To look back to the article, this means the trademark on scrabble extends any IP protection, which the original scrabble game might have had, to an infinite time span, which is somewhat unfair, considering that some people see scrabble as a standard part of their life.
You wouldn't put up if a company had the trademark to "bread" (the kind you eat) either. So my point is, this is why this
I'm not sure this is so bad because you can just call the game 'literaxx' or so, and that name might get more popular, but then that name gets trademarked by someone else, etc.
I guess there would be less trouble if all versions of games included the name of the company or creator, like in 'Sid Meier''s Civilization'.
I'm still trying to figure out what people mean by 'social skills' here.
Unless I'm missing something, someone copied someones elses product and are being sued.

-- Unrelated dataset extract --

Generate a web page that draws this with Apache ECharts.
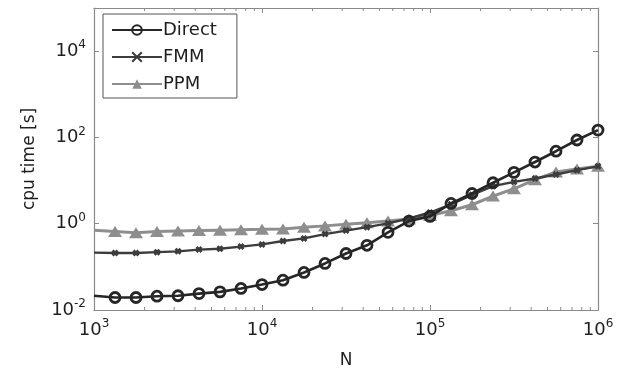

Good everything is working.
In general, I disagree that pixie pit is better, though some flaws in e-scrabble are absent in pixie pit (noticeably, the absolutely terrible end-game flaw in e-scrabble). It's just wishful thinking, but it seems unfortunate that there isn't any good way to have a "forum" (exclusively) for those of us who are actual, active e-scrabble players (indeed, this was a sorely lacking feature even before the current Hasbro death squash). It's not that others shouldn't be expressing their opinion... on the general intellectual property question of Hasbro vs e-scrabble (there's really nothing to argue, is there?) - - but I can't see how this is much more than an abstract issue to you, if you are not an "enthusiast" (addict) of the game. I think there are a number of issues that might be argued among actual players of the game... for which non-players will not have an perspective. As an example... there are surely not 100,000 unique registrants to the site - - or if it means anything, it must mean a large number of people who showed up, started (and one wonders... ever finish?) one game, and never came back... One might hope for a migration to pixie pit, and maybe even the utilization of its forum there. Alas, e-scrabble becomes "abandonware" in a sense it never intended. Best wishes, Rex rb43081@netscape.net
The US has repeatedly extended the copyright term from 14 years to 75 years.....in part to keep Disney's Mickey Mouse from passing into the public domain. But the most of the rest of the world uses a 50 year copyright term. If Scrabble is more than 50 years old, the e-scrabble folks could relocate it to a server in a country with less onerous and unfriendly copyright laws than the US. I wonder if the US will try to extent their limit from 75 years to 100 years when Mickey comes up for expiry next time?
Only boring people are ever bored.
Although the request to stop the site is fine if it was using the scrabble board design and colours, some of their demands are not.
a) surely they should prove the extent of the distribution?
b) you can't copyright rules can you? anyone can play the game however they like.
c) what commercial activity? he doesn't charge.
d) nor does their seem to be any intent to profit from the domain, so he shouldn't have to hand that to hasbro, he could easily host a fan site on it.
----- I refuse to have an argument with an unarmed person
Get real. This guy is making money off Hasbro's game and not paying Hasbro 1 cent. Now you want Hasbro to give him MORE money? For what?
http://www.google.com/search?q=online+scrabble
Jared's closed the site.
1 - In what way was he making money from it (I played there, never had to pay, didn't have to look at ads or anything.)
2 - Copyright and trademark infringement aside, I'd be careful about going after some of these people - Sony have "recently" done that and lost their trademark on walkman in Austria (and derivatively elsewhere - I'll just include the brandchannel article)
Kinda makes you wonder about the iPod dunnit? iPod is becoming a victim of it's own success with regards to naming. Many people here in NZ refer to all mp3 players as iPods... weirdos.